--- start of Recorded information ---

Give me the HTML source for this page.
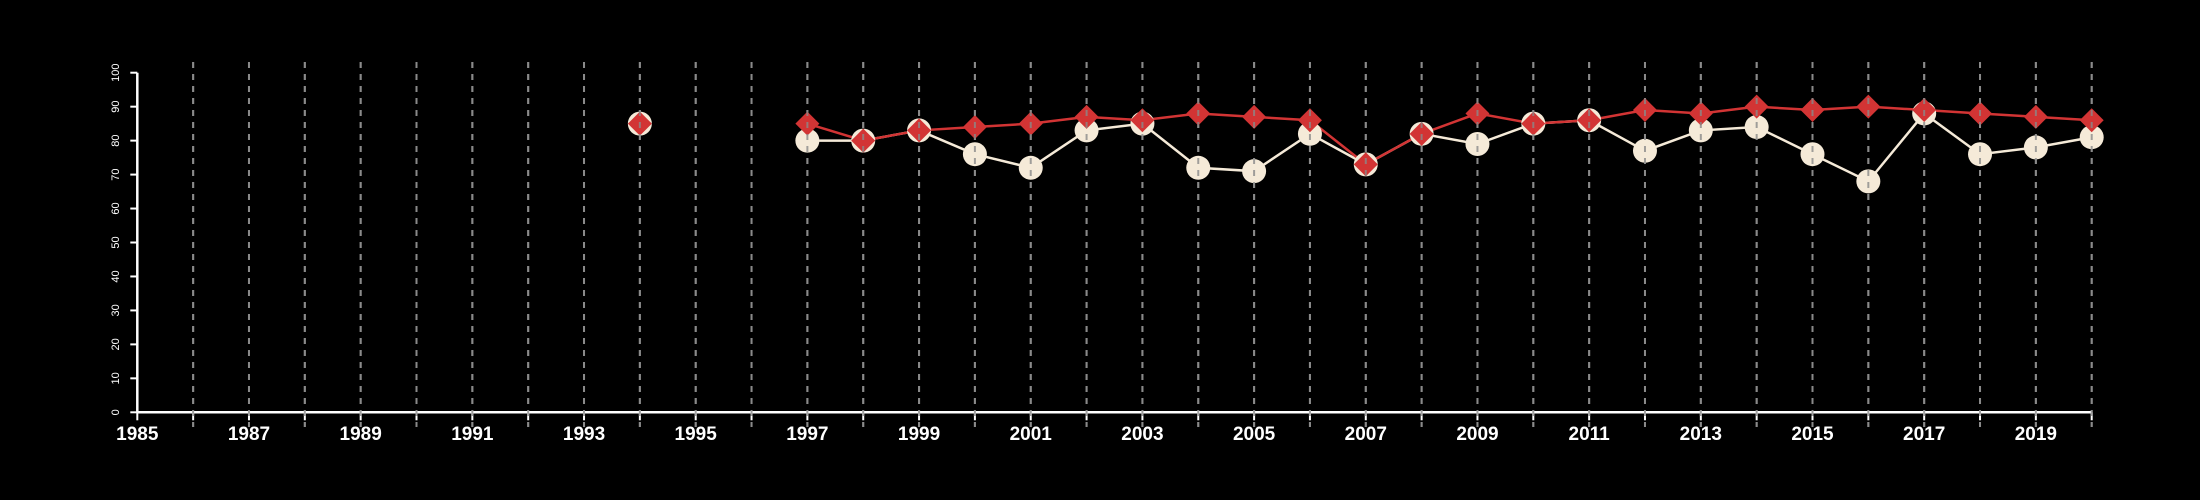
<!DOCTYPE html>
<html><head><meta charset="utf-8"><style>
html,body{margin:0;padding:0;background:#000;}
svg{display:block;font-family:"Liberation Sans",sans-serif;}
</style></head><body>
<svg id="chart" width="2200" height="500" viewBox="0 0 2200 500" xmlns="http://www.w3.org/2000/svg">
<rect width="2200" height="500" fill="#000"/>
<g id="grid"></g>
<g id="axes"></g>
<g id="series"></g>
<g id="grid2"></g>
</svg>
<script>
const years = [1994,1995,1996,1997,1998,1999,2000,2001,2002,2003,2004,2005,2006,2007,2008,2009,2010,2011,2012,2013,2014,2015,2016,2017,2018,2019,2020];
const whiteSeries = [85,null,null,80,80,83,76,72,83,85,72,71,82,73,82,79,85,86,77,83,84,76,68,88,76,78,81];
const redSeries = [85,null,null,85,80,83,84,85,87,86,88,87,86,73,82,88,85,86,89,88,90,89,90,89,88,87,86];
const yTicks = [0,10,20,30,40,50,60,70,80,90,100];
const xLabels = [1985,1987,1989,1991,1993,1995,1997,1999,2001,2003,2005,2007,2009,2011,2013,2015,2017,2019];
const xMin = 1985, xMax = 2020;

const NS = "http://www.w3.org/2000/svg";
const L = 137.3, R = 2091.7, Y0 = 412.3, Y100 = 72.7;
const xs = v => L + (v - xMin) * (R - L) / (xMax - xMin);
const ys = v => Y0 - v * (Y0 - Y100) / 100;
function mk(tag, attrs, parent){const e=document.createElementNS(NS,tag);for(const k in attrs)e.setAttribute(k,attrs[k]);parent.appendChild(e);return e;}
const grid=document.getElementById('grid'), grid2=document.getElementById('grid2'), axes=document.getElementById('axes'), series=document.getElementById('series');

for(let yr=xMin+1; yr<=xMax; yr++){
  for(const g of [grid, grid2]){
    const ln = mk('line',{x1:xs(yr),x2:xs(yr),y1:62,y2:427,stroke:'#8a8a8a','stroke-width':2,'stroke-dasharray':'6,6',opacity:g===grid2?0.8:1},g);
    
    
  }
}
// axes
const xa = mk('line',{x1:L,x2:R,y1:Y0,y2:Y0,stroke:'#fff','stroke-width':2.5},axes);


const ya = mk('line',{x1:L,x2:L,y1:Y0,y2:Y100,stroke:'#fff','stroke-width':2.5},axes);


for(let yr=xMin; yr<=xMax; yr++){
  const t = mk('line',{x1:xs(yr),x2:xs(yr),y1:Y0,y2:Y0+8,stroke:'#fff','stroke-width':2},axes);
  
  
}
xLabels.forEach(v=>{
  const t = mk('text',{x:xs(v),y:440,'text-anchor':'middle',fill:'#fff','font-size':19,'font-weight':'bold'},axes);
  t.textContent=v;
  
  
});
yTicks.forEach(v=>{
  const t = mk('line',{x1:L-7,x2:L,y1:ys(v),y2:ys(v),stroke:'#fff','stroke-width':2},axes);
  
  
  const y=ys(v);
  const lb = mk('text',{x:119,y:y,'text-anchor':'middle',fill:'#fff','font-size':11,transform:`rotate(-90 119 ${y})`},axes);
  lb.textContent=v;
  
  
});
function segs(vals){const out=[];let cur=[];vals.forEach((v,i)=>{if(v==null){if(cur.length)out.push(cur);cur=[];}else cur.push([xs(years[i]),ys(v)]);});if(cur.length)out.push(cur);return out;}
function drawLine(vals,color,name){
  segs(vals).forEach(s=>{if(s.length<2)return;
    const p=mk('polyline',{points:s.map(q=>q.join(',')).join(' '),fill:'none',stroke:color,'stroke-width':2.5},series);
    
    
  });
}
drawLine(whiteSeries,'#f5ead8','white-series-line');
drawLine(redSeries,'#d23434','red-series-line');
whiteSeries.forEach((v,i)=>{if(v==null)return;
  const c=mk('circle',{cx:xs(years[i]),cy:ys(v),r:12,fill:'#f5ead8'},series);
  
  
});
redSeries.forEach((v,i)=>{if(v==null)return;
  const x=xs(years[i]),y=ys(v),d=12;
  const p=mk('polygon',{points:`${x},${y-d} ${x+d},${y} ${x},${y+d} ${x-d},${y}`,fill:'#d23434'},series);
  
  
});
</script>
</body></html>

--- end of Recorded information ---

* Task requirements: Write out exactly the lines between the start of the data and the line with "const xMin = 1985, xMax = 2020;", including both, but none of the pictures.

* Full output:
Give me the HTML source for this page.
<!DOCTYPE html>
<html><head><meta charset="utf-8"><style>
html,body{margin:0;padding:0;background:#000;}
svg{display:block;font-family:"Liberation Sans",sans-serif;}
</style></head><body>
<svg id="chart" width="2200" height="500" viewBox="0 0 2200 500" xmlns="http://www.w3.org/2000/svg">
<rect width="2200" height="500" fill="#000"/>
<g id="grid"></g>
<g id="axes"></g>
<g id="series"></g>
<g id="grid2"></g>
</svg>
<script>
const years = [1994,1995,1996,1997,1998,1999,2000,2001,2002,2003,2004,2005,2006,2007,2008,2009,2010,2011,2012,2013,2014,2015,2016,2017,2018,2019,2020];
const whiteSeries = [85,null,null,80,80,83,76,72,83,85,72,71,82,73,82,79,85,86,77,83,84,76,68,88,76,78,81];
const redSeries = [85,null,null,85,80,83,84,85,87,86,88,87,86,73,82,88,85,86,89,88,90,89,90,89,88,87,86];
const yTicks = [0,10,20,30,40,50,60,70,80,90,100];
const xLabels = [1985,1987,1989,1991,1993,1995,1997,1999,2001,2003,2005,2007,2009,2011,2013,2015,2017,2019];
const xMin = 1985, xMax = 2020;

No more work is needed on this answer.